With fellow cuda-challenger.com members tracking down and shipping parts to Miller's shop, the build went quickly, especially after the new steel went on. that not only included much of the unibody's original sheetmetal-or what was left of it-but also one important structural piece up front. "We had an issue with the K-frame.it was cracked and all busted up from a hit earlier in its life," says Tony. "I got on the web site and said, 'Hey, we need a K-frame!' within a few days, somebody scrounged one up and shipped it."
But that wasn't all. "The original engine had cracks in the side of the block," says Tony, who just happened to have a 318 that he'd pulled from a '71 Challenger convertible several years earlier. "We opened it up, and it still had cross-hatches in the cylinder walls-it looked like it had been freshly built. So we went through and regasketed it, detailed it out, and changed the cam and a few other items because it had been sitting for 8-to-10 years." Once the 318 was assembled, he fired it up and was delightfully surprised. "I didn't expect it to be that powerful. that thing's quite the whip for a 318!" Downstream, an upgraded 727 went in, shifted by a rebuilt Slap-Stick console-mounted shifter. Also in the powertrain: a 3.55-geared Sure Grip-equipped 8 3/4-inch rearend.
A 318 from a '71 Challenger...
A 318 from a '71 Challenger was freshened with an Edelbrock carb-and-intake combo and tube headers.
Along with help from the cuda-challenger.com members, Tony also got some local support during the build. "I got help from some of the students at the local technical college, the University of Northwestern Ohio (UNOH), which specializes in high-performance," Tony says. the students gained valuable experience through their time working on this project. "I also got some local businesses involved. we got things like the exhaust, mufflers, and a lot of other little things. We also got gas cards to help pay for the transportation of the car in an enclosed trailer to Carlisle."
During much of the time it took to turn the torn-up-and-rusted-out "before" car into an eye-catching "after," Tony had his shop closed so they could finish the 'Cuda in time for its rendezvous with destiny at Carlisle. There, it was rolled on to the main stage and covered as if it were a charity-raffle car.
Don's son, the latest generation...
Don's son, the latest generation of an all-Mopar family, is seen here with his dad's car, which wears a year-correct Michigan plate.

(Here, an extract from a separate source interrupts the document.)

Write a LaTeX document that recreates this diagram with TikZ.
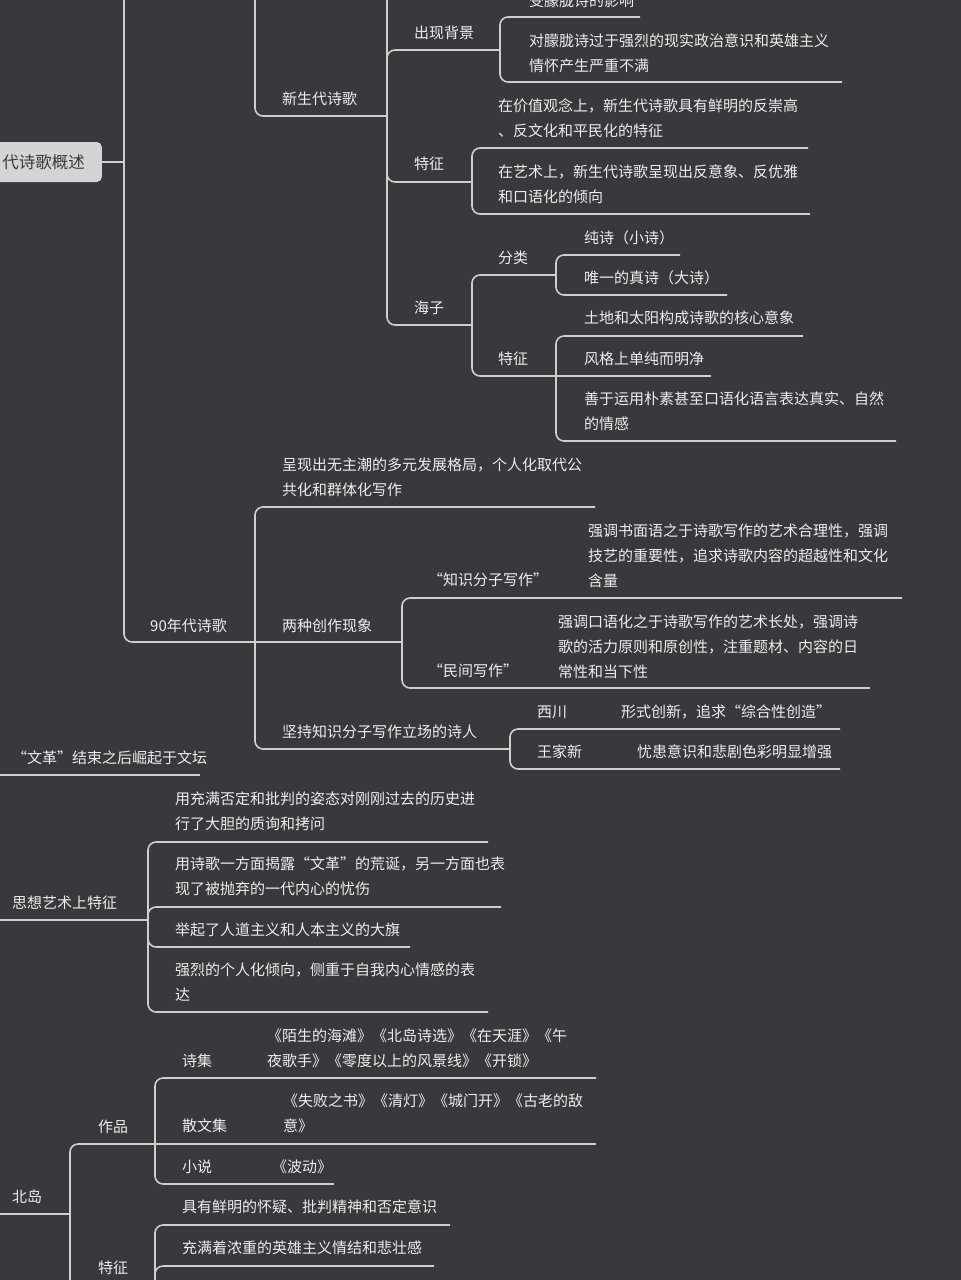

When Don got on the stage and was told the car was his, he was almost speechless. (A video of the unveiling and presentation is on www.cuda-challenger.com.) He was especially taken by the quality of the body and paint work. Don says, "You can put a ruler up to the body, and you can see all the way to the number 12. The finish on the car is amazing!"
Just after he was presented with the car, Don said he wanted to "drive it like he stole it," which is exactly what he did before he shipped out-putting a good deal of wear onto the 'Cuda's BFGoodrich Radial T/As, something he plans to do again once he returns to the States this May for his midtour leave.

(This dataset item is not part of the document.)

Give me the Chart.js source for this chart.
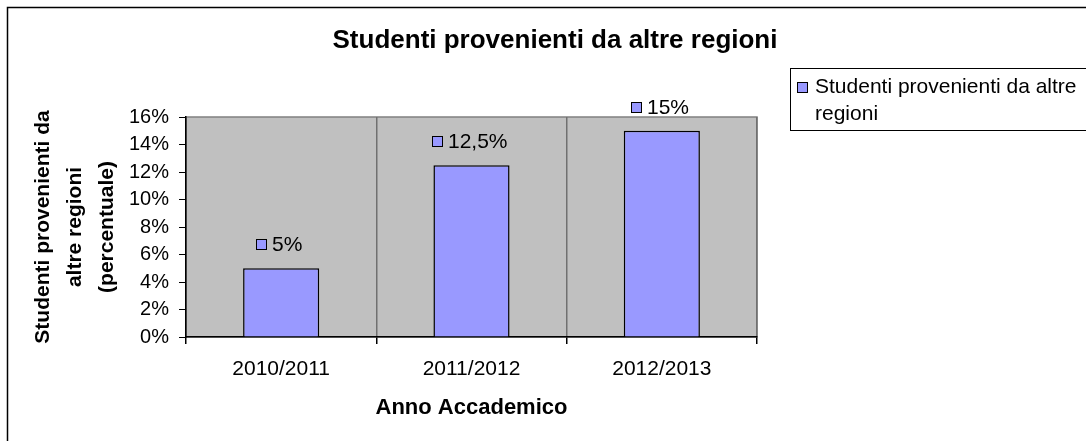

Don-a military analyst who was awarded the Bronze Star for meritorious service during his first tour in Iraq, Operation Iraqi Freedom, and who's since been promoted to sergeant first class-comes from a Detroit-area family whose Mopar roots run deep. "Both of my grandfathers retired from Chrysler, and all my uncles work at Chrysler," he says. "One of my grandfathers worked at the plant at Mound Road and Nine Mile Road. "

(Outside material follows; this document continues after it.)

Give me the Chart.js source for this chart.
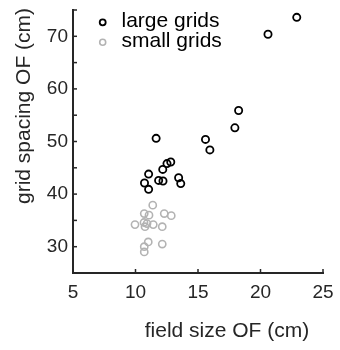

That makes the choice of vehicles for his family's fleet an easy one. "I was raised on Chryslers, and that's all I drive," he says. That includes his '90 Dodge Ram 4x4 pickup and his wife's 5.7L Hemi Magnum-powered '05 Dodge Durango, which now share garage and driveway space with the restored 'Cuda at Don's home, near the 101st's home at Fort Campbell, Kentucky.
Don thought the car under...
Don thought the car under the cover was a Carlisle charity-raffle car. Then he found out it was his, and who built it for him.
'73 Barracuda Don Moore
FT. Campbell, KY
Engine: A '71-vintage 318, which Tony Miller pulled out of a Challenger convertible about ten years earlier. It was treated to a mild cam from Summit Racing Equipment, an Edelbrock AVS four-barrel carb and intake, and tubular headers in place of the stock 318 manifolds.
Transmission: 727 Torqueflite, with a 2,500 stall converter and a Slap Stick console-mounted shifter.
Rearend: Sure Grip-equipped Mopar 83/4-inch, with 3.55 rear gears.
Suspension: Once more, like before-restored front torsion bars and rear leaf springs. Restoration parts sourced from Just Suspension.
Brakes: Front disc/rear drum, just like the crew at Hamtramck Assembly put on way back when.
Wheels: Big-bolt-pattern Rallyes wear BFG Radial T/As.
Body: Well-aged original unibody was restored by Tony Miller, Boo Klenke, Kyle Truman, and others at L.A. Miller Restorations, Fort Jennings, Ohio. Reproduction/replacement parts included: quarter-panels, floorpan, trunk floor, front fenders, and door skins. New bumpers donated by Carlisle Events.
Paint: DuPont Chroma in EL5 Butterscotch/Bahama Yellow (Don's favorite color) applied by L.A. Miller Restorations. Special "Cudaguy" hockey-stick stripes by University of Northwestern Ohio's graphics department.
Interior: Original bucket-seat interior restored from time-worn/torn-up to showroom-new by Don Staver, Lima, Ohio. Resto/repro parts by Legendary Auto Interiors.
Thanks to www.cuda-challenger.com members, this car was restored from trash to treasure in six weeks' time.